I have never completed a dress in a day before, but I was making a pretty uncomplicated dress, so I thought I would go for it. Plus, I planned on using the intact hem to cut my sewing time.

It turned out the hem  on my mother-in-law's dress was not sewn straight, so I ended up cutting the fabric to straighten it, using the houndstooth pattern as a guide, and hemming the dress.

I made sure to match the pattern on the front and back skirt and bodice pieces. It really makes the finished dress look better when your lines line up.

I worked on this dress during naptime, after naptime while the oldest were at the archery range, Ivory was taking a long nap, and Wren and Elsa watched a movie. Then I worked on it some more after they were in bed.

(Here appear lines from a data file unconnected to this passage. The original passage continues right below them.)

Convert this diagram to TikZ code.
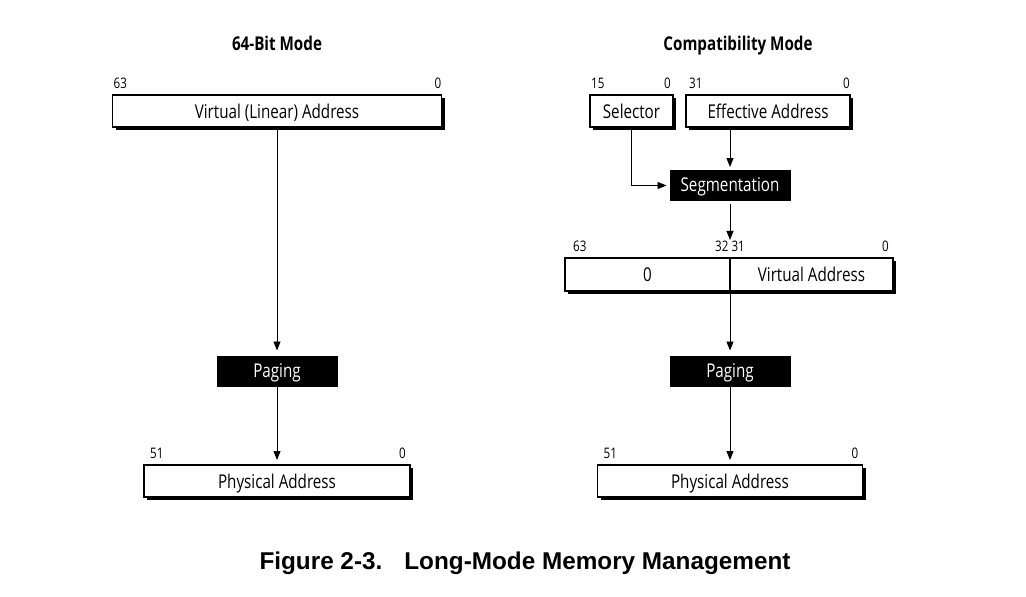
\documentclass[tikz,border=0pt]{standalone}
\usepackage{fontspec}
\setmainfont[FakeStretch=0.8]{Open Sans}
\newfontfamily\captionfont{Liberation Sans}
\usetikzlibrary{arrows.meta, positioning, shadows}

\tikzset{
  addr/.style={draw, line width=1.2pt, fill=white, minimum height=32pt, inner sep=0pt, outer sep=0pt,
    font=\fontsize{19}{21}\selectfont, text height=15pt, text depth=1pt,
    general shadow={fill=black, shadow xshift=3pt, shadow yshift=-3pt}},
  unit/.style={fill=black, text=white, minimum height=31pt, minimum width=121pt, inner sep=0pt, outer sep=0pt,
    font=\fontsize{19}{21}\selectfont, text height=15pt, text depth=3pt},
  bitnum/.style={inner sep=0pt, font=\fontsize{14.5}{17}\selectfont},
  heading/.style={anchor=base, font=\fontsize{19}{21}\selectfont\bfseries},
  flow/.style={line width=0.9pt, shorten >=3pt, -{Triangle[length=9pt,width=7pt]}}
}

\begin{document}
\begin{tikzpicture}[x=1pt, y=-1pt]
\useasboundingbox (0,0) rectangle (1026,597);

% 64-bit mode
\node[heading] (head64) at (277,50) {64-Bit Mode};
\node[addr, minimum width=329pt] (linaddr) at (277,111) {Virtual (Linear) Address};
\node[bitnum, above right=6pt and 1pt of linaddr.north west] {63};
\node[bitnum, above left=6pt and 0pt of linaddr.north east] {0};
\node[unit] (paging64) at (277,371) {Paging};
\node[addr, minimum width=266pt] (phys64) at (277,481) {Physical Address};
\node[bitnum, above right=6pt and 6pt of phys64.north west] {51};
\node[bitnum, above left=6pt and 4pt of phys64.north east] {0};

\draw[flow, shorten >=5pt] (linaddr.south) -- (paging64.north);
\draw[flow, shorten >=5pt] (paging64.south) -- (phys64.north);

% compatibility mode
\node[heading] (headcm) at (738,50) {Compatibility Mode};
\node[addr, minimum width=83pt] (selector) at (631.5,111) {Selector};
\node[bitnum, above right=6pt and 1pt of selector.north west] {15};
\node[bitnum, above left=6pt and 2pt of selector.north east] {0};
\node[addr, minimum width=164pt] (effaddr) at (768,111) {Effective Address};
\node[bitnum, above right=6pt and 3pt of effaddr.north west] {31};
\node[bitnum, above left=6pt and 0pt of effaddr.north east] {0};
\node[unit] (segment) at (730,185.5) {Segmentation};

\node[addr, minimum width=165pt, minimum height=33pt] (upper) at (647.5,274.5) {0};
\node[addr, minimum width=163pt, minimum height=33pt, right=0pt of upper] (virtaddr) {Virtual Address};
\node[bitnum, above right=6pt and 8pt of upper.north west] {63};
\node[bitnum, above=6pt of upper.north east] (bits32) {32 31};
\node[bitnum, above left=6pt and 4pt of virtaddr.north east] {0};

\node[unit] (pagingcm) at (730,371) {Paging};
\node[addr, minimum width=265pt] (physcm) at (730,481) {Physical Address};
\node[bitnum, above right=6pt and 6pt of physcm.north west] {51};
\node[bitnum, above left=6pt and 4pt of physcm.north east] {0};

\draw[flow] (selector.south) |- (segment.west);
\draw[flow] (segment.north |- effaddr.south) -- (segment.north);
\draw[flow, shorten <=3pt, shorten >=1pt] (segment.south) -- (bits32.north);
\draw[flow, shorten >=5pt] (upper.south east) -- (pagingcm.north);
\draw[flow, shorten >=5pt] (pagingcm.south) -- (physcm.north);

\node[font=\captionfont\bfseries\fontsize{24.3}{26}\selectfont] (caption) at (525,563)
  {Figure 2-3.\hspace{22pt}Long-Mode Memory Management};
\end{tikzpicture}
\end{document}
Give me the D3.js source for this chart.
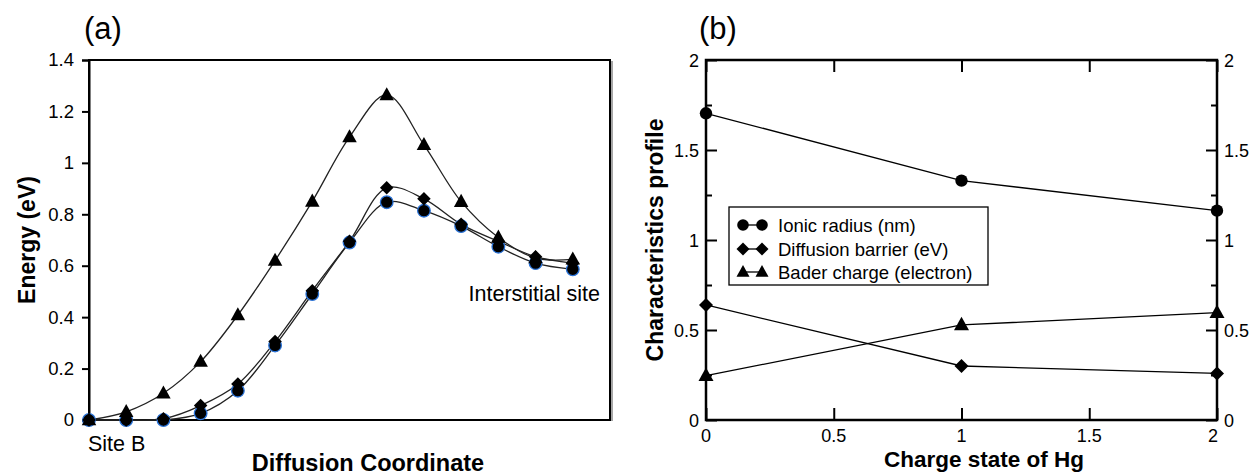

Technically, it's not completely done, because I discovered I didn't have any black buttons to go with it. I'll be ordering some on Black Friday from Wawak.



Houndstooth Dress

Supplies:

fabric

thread

buttons

dress pattern (I used one I already had that came free in a sewing magazine years ago).


Tools:

scissors
sewing machine

Time:

This dress took me about 6 hours.

Cost:

$0 so far, since I repurposed it from a hand-me-down. The buttons will be $0.43, so the total cost of the dress is $0.43.

I'm considering making a red belt to go with it from material from my grandmother and some D-rings that I cut off another item, so that wouldn't add any cost to the dress if I do that.

 
 
Did you make any gifts today? What did you make?